Chapter 6 Lecture Notes
The Marketing Program
c) Price Lining—occurs when a firm creates lines of products that are
similar in appearance and functionality, but are offered with
different features and at different price points.
d) Odd Pricing—prices are rarely set at whole, round numbers.
e) Price Bundling—bringing together two or more complementary
products for a single price.
2. Adjusting base prices in business markets:
a) Trade Discounts—Manufacturers will reduce prices for certain
intermediaries in the supply chain based on the functions that the
intermediary performs.
b) Discounts and Allowances—Business buyers can take advantage
of sales and other price breaks including discounts for cash,
quantity or bulk discounts, seasonal discounts, or trade allowances
for participation in advertising or sales support programs.

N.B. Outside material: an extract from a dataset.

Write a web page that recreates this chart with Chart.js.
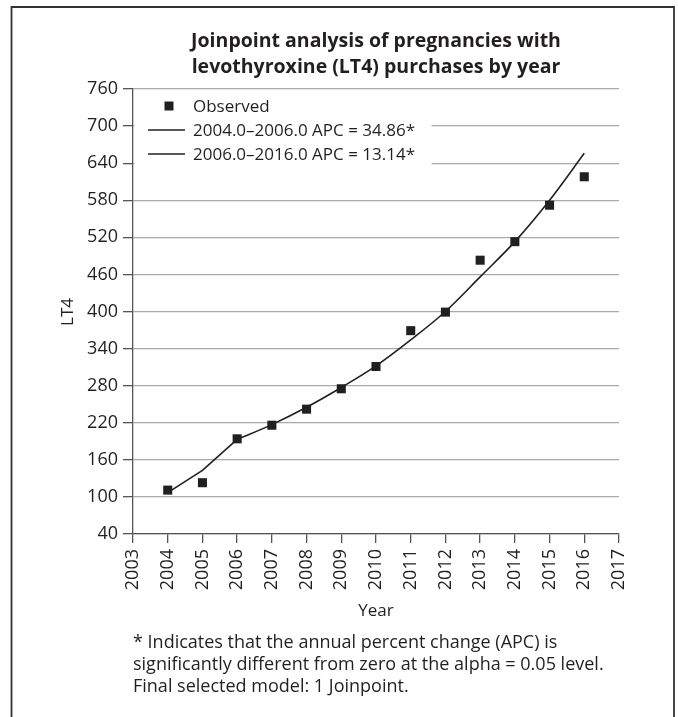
<!DOCTYPE html>
<html>
<head>
<meta charset="utf-8">
<title>Joinpoint LT4</title>
<script src="https://cdn.jsdelivr.net/npm/chart.js@4.4.1/dist/chart.umd.min.js"></script>
<style>
    html, body { margin: 0; padding: 0; background: #fff; }
    canvas { display: block; }
</style>
</head>
<body>
<canvas id="grafico-lt4" width="678" height="717"></canvas>
<script>
// --- DATA ---
const years = [2004, 2005, 2006, 2007, 2008, 2009, 2010, 2011, 2012, 2013, 2014, 2015, 2016];
const observed = [111, 123, 194, 216, 242, 275, 311, 369, 399, 483, 513, 572, 618];

// fitted joinpoint segments
const segment1Years = [2004, 2005, 2006];
const segment1Values = [107, 143, 193];
const segment2Years = [2006, 2007, 2008, 2009, 2010, 2011, 2012, 2013, 2014, 2015, 2016];
const segment2Values = [193, 217, 245, 277, 312, 354, 400, 456, 513, 580, 656];

const labels = ['Observed', '2004.0\u20132006.0 APC = 34.86*', '2006.0\u20132016.0 APC = 13.14*'];
const titleLines = ['Joinpoint analysis of pregnancies with', 'levothyroxine (LT4) purchases by year'];
const footnoteLines = [
    '* Indicates that the annual percent change (APC) is',
    'significantly different from zero at the alpha = 0.05 level.',
    'Final selected model: 1 Joinpoint.'
];

const INK = '#231f20';
const FONT = '"Open Sans", "DejaVu Sans", sans-serif';

function toPoints(xs, ys) {
    return xs.map((x, i) => ({ x: x, y: ys[i] }));
}

// --- DECORATIONS: frame, title, legend, axis titles, footnote ---
const decorations = {
    id: 'decorations',
    afterDraw(chart) {
        const ctx = chart.ctx;
        const area = chart.chartArea;
        const cx = (area.left + area.right) / 2;
        ctx.save();

        // frame
        ctx.strokeStyle = '#333';
        ctx.lineWidth = 1.8;
        ctx.beginPath();
        ctx.moveTo(11.5, 720);
        ctx.lineTo(11.5, 7);
        ctx.lineTo(674, 7);
        ctx.lineTo(674, 720);
        ctx.stroke();

        // title
        ctx.fillStyle = INK;
        ctx.textAlign = 'center';
        ctx.textBaseline = 'alphabetic';
        ctx.font = 'bold 19.5px ' + FONT;
        ctx.fillText(titleLines[0], cx, 47);
        ctx.fillText(titleLines[1], cx, 73);

        // legend box
        ctx.fillStyle = '#fff';
        ctx.fillRect(area.left + 1.5, 93, 297, 73);
        ctx.fillStyle = INK;
        ctx.strokeStyle = INK;
        ctx.textAlign = 'left';
        ctx.textBaseline = 'middle';
        ctx.font = '17px ' + FONT;
        const rows = [106, 130, 154];
        ctx.fillRect(169 - 4.5, rows[0] - 4.5, 9, 9);
        ctx.lineWidth = 1.5;
        for (let i = 1; i < 3; i++) {
            ctx.beginPath();
            ctx.moveTo(148, rows[i]);
            ctx.lineTo(185, rows[i]);
            ctx.stroke();
        }
        labels.forEach((t, i) => ctx.fillText(t, 193, rows[i] + 1));

        // axis titles
        ctx.textAlign = 'center';
        ctx.textBaseline = 'alphabetic';
        ctx.font = '17px ' + FONT;
        ctx.fillText('Year', cx, 616);
        ctx.save();
        ctx.translate(73, 312);
        ctx.rotate(-Math.PI / 2);
        ctx.fillText('LT4', 0, 0);
        ctx.restore();

        // footnote
        ctx.textAlign = 'left';
        ctx.font = '18px ' + FONT;
        footnoteLines.forEach((t, i) => ctx.fillText(t, 133, 648 + i * 22));

        ctx.restore();
    }
};

// --- CHART ---
const ctx = document.getElementById('grafico-lt4').getContext('2d');
new Chart(ctx, {
    type: 'scatter',
    data: {
        datasets: [
            {
                label: labels[0],
                data: toPoints(years, observed),
                pointStyle: 'rect',
                pointRadius: 6.4,
                backgroundColor: INK,
                borderColor: INK,
                borderWidth: 0,
                showLine: false,
                order: 0
            },
            {
                label: labels[1],
                data: toPoints(segment1Years, segment1Values),
                showLine: true,
                borderColor: INK,
                borderWidth: 1.6,
                pointRadius: 0,
                tension: 0,
                order: 1
            },
            {
                label: labels[2],
                data: toPoints(segment2Years, segment2Values),
                showLine: true,
                borderColor: INK,
                borderWidth: 1.6,
                pointRadius: 0,
                tension: 0.35,
                order: 1
            }
        ]
    },
    options: {
        responsive: false,
        animation: false,
        layout: { padding: { left: 0, right: 59, top: 89, bottom: 0 } },
        plugins: {
            legend: { display: false },
            title: { display: false },
            tooltip: { enabled: false }
        },
        scales: {
            x: {
                type: 'linear',
                min: 2003,
                max: 2017,
                afterFit: s => { s.height = 183; },
                ticks: {
                    stepSize: 1,
                    minRotation: 90,
                    maxRotation: 90,
                    padding: 6,
                    color: INK,
                    font: { family: FONT, size: 18 },
                    callback: v => String(v)
                },
                grid: { drawOnChartArea: false, drawTicks: true, tickLength: 9, tickColor: '#555', lineWidth: 1.3 },
                border: { display: true, color: '#555', width: 1.3 }
            },
            y: {
                min: 40,
                max: 760,
                afterFit: s => { s.width = 133; },
                ticks: {
                    stepSize: 60,
                    padding: 5,
                    color: INK,
                    font: { family: FONT, size: 18 }
                },
                grid: { color: '#a9a9a9', lineWidth: 1.3, tickLength: 10, tickColor: '#555' },
                border: { display: true, color: '#555', width: 1.3 }
            }
        }
    },
    plugins: [decorations]
});
</script>
</body>
</html>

c) Geographic Pricing—Selling firms often quote prices in terms of
reductions or increases based on transportation costs or the actual
physical distance between the seller and the buyer.

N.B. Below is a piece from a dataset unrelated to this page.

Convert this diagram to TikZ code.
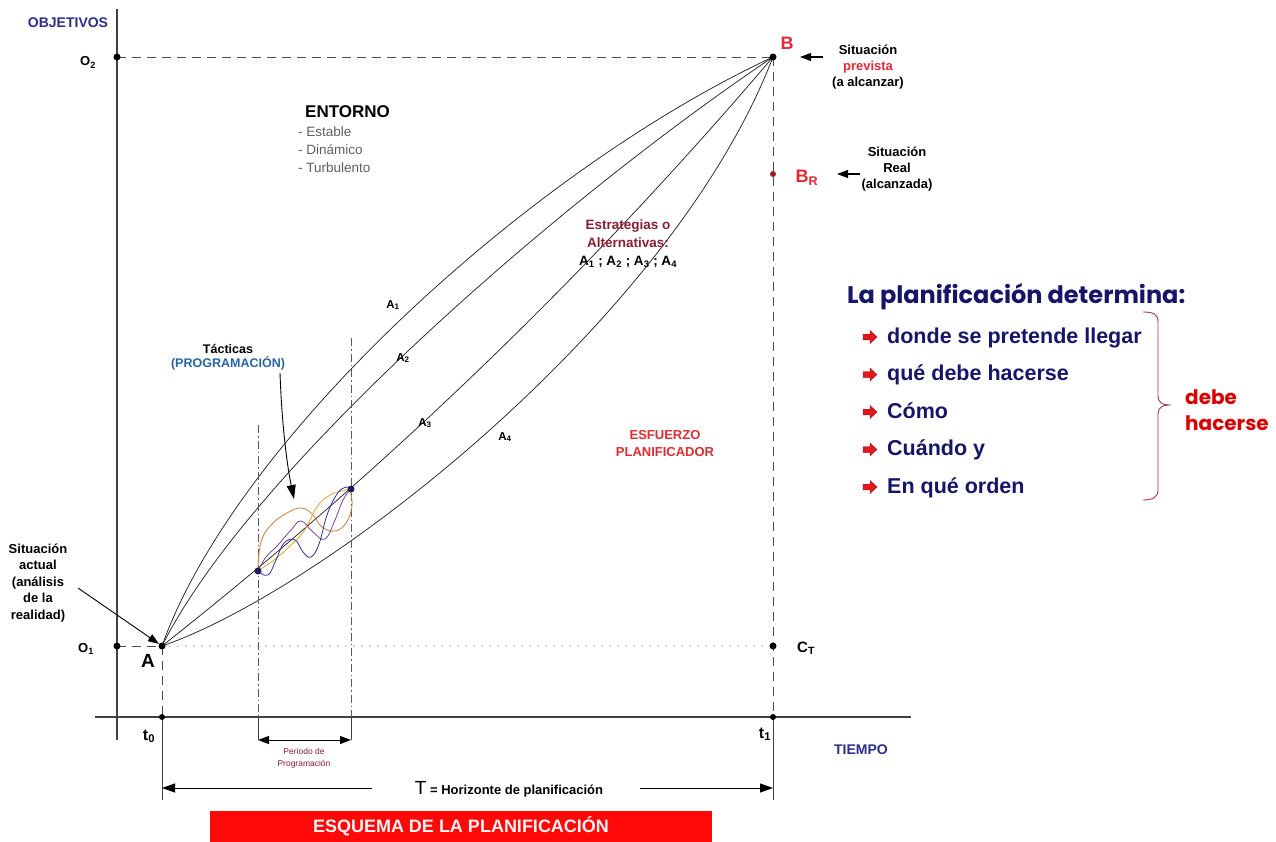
\documentclass[tikz,border=0pt]{standalone}
\usepackage{fontspec}
\setmainfont{Liberation Sans}
\newfontfamily\comicfont{Poppins}
\usetikzlibrary{arrows.meta}

\definecolor{navy}{RGB}{44,46,140}
\definecolor{listblue}{RGB}{22,22,105}
\definecolor{ptred}{RGB}{228,40,55}
\definecolor{darkred}{RGB}{135,30,50}
\definecolor{effred}{RGB}{220,45,50}
\definecolor{progblue}{RGB}{40,100,160}
\definecolor{gtext}{RGB}{95,95,95}
\definecolor{bracered}{RGB}{160,60,70}
\definecolor{waveorange}{RGB}{205,125,60}
\definecolor{wavepurple}{RGB}{120,70,150}
\definecolor{waveblue}{RGB}{50,50,150}
\definecolor{boxred}{RGB}{255,8,8}
\definecolor{brdot}{RGB}{150,30,40}
\definecolor{bulred}{RGB}{225,25,30}

\pgfdeclarelayer{bg}
\pgfsetlayers{bg,main}

\begin{document}
\begin{tikzpicture}[x=1pt,y=-1pt,
  pt/.style={circle,fill=black,inner sep=0pt,minimum size=7pt},
  axis/.style={line width=1.1pt,black!75},
  guide/.style={dash pattern=on 9pt off 6pt,line width=0.9pt,black!70},
  dashdot/.style={dash pattern=on 8pt off 3pt on 1.5pt off 3pt,line width=0.9pt,black!65},
  dots/.style={dash pattern=on 0pt off 8pt,line cap=round,line width=1.5pt,black!45},
  route/.style={line width=0.75pt,black!85},
  wave/.style={line width=0.8pt},
  pointer/.style={-{Triangle[length=11pt,width=8pt]},line width=1.1pt},
  txt/.style={inner sep=0pt,font=\bfseries\fontsize{13}{16}\selectfont},
  alab/.style={inner sep=0pt,font=\bfseries\fontsize{11.5}{13}\selectfont},
  big/.style={inner sep=0pt,font=\bfseries\fontsize{18}{20}\selectfont},
  item/.style={anchor=base west,inner sep=0pt,text=listblue,font=\bfseries\fontsize{21.5}{24}\selectfont},
  dimtip/.style={{Triangle[length=11pt,width=8pt]}-{Triangle[length=11pt,width=8pt]},line width=0.9pt}
]
\useasboundingbox (0,0) rectangle (1276,842);

% ---- reference points ----
\node[pt] (O2) at (117,57) {};
\node[pt] (O1) at (117,646) {};
\node[pt] (A) at (162,646) {};
\node[pt] (B) at (773,57) {};
\node[pt,fill=brdot,minimum size=6pt] (BR) at (773,174) {};
\node[pt] (CT) at (773,646) {};
\node[pt,minimum size=6pt] (t0) at (162,717) {};
\node[pt,minimum size=6pt] (t1) at (773,717) {};
\node[pt,fill=waveblue!60!black,minimum size=7pt] (tacS) at (258,571) {};
\node[pt,fill=waveblue!60!black,minimum size=7pt] (tacE) at (351,489) {};

\coordinate (yTop) at (117,9);
\coordinate (yBot) at (117,740);
\coordinate (xL) at (95,717);
\coordinate (xR) at (911,717);
\coordinate (t0end) at (162,800);
\coordinate (t1end) at (773,800);
\coordinate (p1top) at (258,425);
\coordinate (p1ax) at (258,717);
\coordinate (p1bot) at (258,740);
\coordinate (p2top) at (351,338);
\coordinate (p2ax) at (351,717);
\coordinate (p2bot) at (351,740);
\coordinate (hL) at (162,788);
\coordinate (hR) at (773,788);
\coordinate (hGapL) at (372,788);
\coordinate (hGapR) at (640,788);

\begin{pgfonlayer}{bg}
  \fill[white] (0,0) rectangle (1276,842);
  % axes
  \draw[axis] (yBot) -- (yTop);
  \draw[axis] (xL) -- (xR);
  % guide lines
  \draw[guide] (O2.center) -- (B.center);
  \draw[guide] (B.center) -- (t1.center);
  \draw[guide] (O1.center) -- (A.center);
  \draw[guide] (A.center) -- (t0.center);
  \draw[dots] (A.center) -- (CT.center);
  \draw[axis,line width=0.9pt] (t0.center) -- (t0end);
  \draw[axis,line width=0.9pt] (t1.center) -- (t1end);
  % strategies A1..A4
  \draw[route] (A.center) .. controls (235,440) and (530,170) .. (B.center);
  \draw[route] (A.center) .. controls (250,470) and (560,200) .. (B.center);
  \draw[route] (A.center) .. controls (385,470) and (589,273.5) .. (B.center);
  \draw[route] (A.center) .. controls (325,590) and (672,320) .. (B.center);
  % programming period
  \draw[dashdot] (p1top) -- (p1ax);
  \draw[dashdot] (p2top) -- (p2ax);
  \draw[line width=0.9pt,black!75] (p1ax) -- (p1bot);
  \draw[line width=0.9pt,black!75] (p2ax) -- (p2bot);
  \draw[dimtip] (p1bot) -- (p2bot);
  % tactics
  \draw[wave,waveorange] plot[smooth,tension=0.7] coordinates
    {(258,568) (261,542) (271,525) (287,513) (301,508) (312,514) (322,527) (335,531) (346,523) (352,506) (350,490)};
  \draw[wave,waveorange!70!yellow] plot[smooth,tension=0.7] coordinates
    {(258,571) (274,560) (290,546) (304,531) (317,507) (330,495) (342,491) (351,489)};
  \draw[wave,wavepurple] plot[smooth,tension=0.7] coordinates
    {(258,571) (266,557) (277,546) (291,530) (301,521) (313,532) (325,539) (335,520) (343,500) (351,489)};
  \draw[wave,waveblue] plot[smooth,tension=0.7] coordinates
    {(258,571) (268,575) (276,560) (284,543) (295,540) (303,552) (311,557) (319,544) (327,515) (337,494) (346,487) (351,489)};
\end{pgfonlayer}

% ---- axis labels ----
\node[txt,text=navy,font=\bfseries\fontsize{14}{16}\selectfont] (objetivos) at (68,23) {OBJETIVOS};
\node[txt,text=navy,font=\bfseries\fontsize{14}{16}\selectfont] (tiempo) at (861,750) {TIEMPO};
\node[txt,anchor=base] (O2lbl) at (88,66) {O\textsubscript{2}};
\node[txt,anchor=base] (O1lbl) at (86,652) {O\textsubscript{1}};
\node[big,anchor=base,font=\bfseries\fontsize{19}{20}\selectfont] (Albl) at (148,667) {A};
\node[txt,anchor=base,font=\bfseries\fontsize{16}{18}\selectfont] (t0lbl) at (149,740) {t\textsubscript{0}};
\node[txt,anchor=base,font=\bfseries\fontsize{16}{18}\selectfont] (t1lbl) at (765,738) {t\textsubscript{1}};
\node[txt,anchor=base west,font=\bfseries\fontsize{15}{18}\selectfont] (CTlbl) at (797,652) {C\textsubscript{T}};
\node[big,text=ptred] (Blbl) at (787,43) {B};
\node[big,text=ptred,anchor=base] (BRlbl) at (807,183) {B\textsubscript{R}};

% ---- situation notes ----
\node[txt,align=center] (prev) at (868,67) {Situación\\\textcolor{ptred}{prevista}\\(a alcanzar)};
\node[txt,align=center] (real) at (897,169) {Situación\\Real\\(alcanzada)};
\coordinate (prevTail) at (823,57);
\coordinate (prevTip) at (800,57);
\coordinate (realTail) at (860,174);
\coordinate (realTip) at (837,174);
\draw[pointer] (prevTail) -- (prevTip);
\draw[pointer] (realTail) -- (realTip);

\node[txt,align=center,font=\bfseries\fontsize{13}{16.5}\selectfont] (actual) at (38,583)
  {Situación\\actual\\(análisis\\de la\\realidad)};
\coordinate (actTail) at (78,588);
\draw[pointer,line width=0.9pt] (actTail) -- (A);

% ---- environment ----
\node[txt,anchor=base west,font=\bfseries\fontsize{17}{20}\selectfont] (entorno) at (305,118) {ENTORNO};
\node[inner sep=0pt,anchor=base west,text=gtext,font=\fontsize{13.5}{16}\selectfont] (est) at (298,137) {- Estable};
\node[inner sep=0pt,anchor=base west,text=gtext,font=\fontsize{13.5}{16}\selectfont] (din) at (298,155) {- Dinámico};
\node[inner sep=0pt,anchor=base west,text=gtext,font=\fontsize{13.5}{16}\selectfont] (tur) at (298,173) {- Turbulento};

% ---- strategies ----
\node[txt,align=center,font=\bfseries\fontsize{13.5}{18}\selectfont] (estr) at (628,244)
  {\textcolor{darkred}{Estrategias o}\\\textcolor{darkred}{Alternativas:}\\A\textsubscript{1} ; A\textsubscript{2} ; A\textsubscript{3} ; A\textsubscript{4}};
\node[alab] (a1) at (393,305) {A\textsubscript{1}};
\node[alab] (a2) at (403,358) {A\textsubscript{2}};
\node[alab] (a3) at (425,423) {A\textsubscript{3}};
\node[alab] (a4) at (505,437) {A\textsubscript{4}};
\node[txt,align=center,text=effred,font=\bfseries\fontsize{13}{17}\selectfont] (esf) at (665,444) {ESFUERZO\\PLANIFICADOR};

% ---- tactics ----
\node[txt,align=center,font=\bfseries\fontsize{12.5}{14}\selectfont] (tact) at (228,357)
  {Tácticas\\\textcolor{progblue}{(PROGRAMACIÓN)}};
\coordinate (tactTail) at (280,373);
\coordinate (tactTip) at (294,499);
\draw[-{Triangle[length=14pt,width=9pt]},line width=0.9pt] (tactTail) .. controls (282,430) and (288,470) .. (tactTip);

% ---- time spans ----
\node[inner sep=0pt,align=center,text=darkred,font=\fontsize{8.5}{12}\selectfont] (periodo) at (304,758) {Periodo de\\Programación};
\node[inner sep=0pt,font=\bfseries\fontsize{13}{16}\selectfont] (horiz) at (509,789)
  {{\mdseries\fontsize{19}{20}\selectfont T} = Horizonte de planificación};
\draw[{Triangle[length=13pt,width=9pt]}-,line width=0.9pt] (hL) -- (hGapL);
\draw[-{Triangle[length=13pt,width=9pt]},line width=0.9pt] (hGapR) -- (hR);

\node[fill=boxred,minimum width=502pt,minimum height=31pt,inner sep=0pt,
      text=white!95!red,font=\bfseries\fontsize{18}{20}\selectfont] (title) at (461,826.5)
  {ESQUEMA DE LA PLANIFICACIÓN};

% ---- planning summary ----
\node[anchor=base west,inner sep=0pt,text=listblue,font=\comicfont\bfseries\fontsize{24}{28}\selectfont] (head) at (847,303)
  {La planificación determina:};
\foreach \yy [count=\k] in {337,374.5,412,449.5,487}{
  \filldraw[fill=bulred,draw=bulred!70!black,line width=0.4pt,shift={(870,\yy)}]
    (-7,-2.8) -- (0,-2.8) -- (0,-6.5) -- (7,0) -- (0,6.5) -- (0,2.8) -- (-7,2.8) -- cycle;
}
\node[item] (i1) at (887,343) {donde se pretende llegar};
\node[item] (i2) at (887,380.5) {qué debe hacerse};
\node[item] (i3) at (887,418) {Cómo};
\node[item] (i4) at (887,455.5) {Cuándo y};
\node[item] (i5) at (887,493) {En qué orden};
\draw[bracered,line width=0.9pt]
  (1143,312) .. controls (1153,312) and (1158,314) .. (1158,322) -- (1158,396)
  .. controls (1158,402) and (1162,405) .. (1169,405)
  .. controls (1162,405) and (1158,408) .. (1158,414) -- (1158,490)
  .. controls (1158,497) and (1153,500) .. (1143,500);
\node[anchor=west,inner sep=0pt,align=left,text=red!85!black,font=\comicfont\bfseries\fontsize{20}{26}\selectfont] (debe) at (1185,410)
  {debe\\hacerse};
\end{tikzpicture}
\end{document}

d) Transfer Pricing—Transfer pricing occurs when one unit in an
organization sells products to another unit.
e) Barter and Countertrade—In business exchanges across national
boundaries, companies sometimes use products, rather than cash,
for payments.
IV. Supply Chain Strategy
A. Supply chain management is essentially invisible to customers because the
process occurs behind the scenes. Customers take these processes for granted and
only notice interruptions of the supply chain.
B. The picture is drastically different from the firm’s perspective. Supply chain
concerns now rank at the top of the list for achieving a sustainable advantage and
true differentiation in the marketplace.
C. Supply chain management consists of two interrelated components:
1. Marketing channels—an organized system of marketing institutions,
2. Physical distribution—coordinating the flow of information and products
among members of the channel to ensure the availability of products in the
right places, in the right quantities, at the right times, and in a cost-
efficient manner.
D. The term supply chain expresses the connection and integration of all members of
the marketing channel. Creating an extended enterprise requires investments in
and commitment to three key factors: connectivity, community, and collaboration.
E. The goal of channel integration is to create a seamless network of collaborating
suppliers, vendors, buyers, and customers. [Exhibit 6.6]
F. Strategic Supply Chain Issues
1. The importance of the supply chain ultimately comes down to providing
time, place, and possession utility for consumer and business buyers.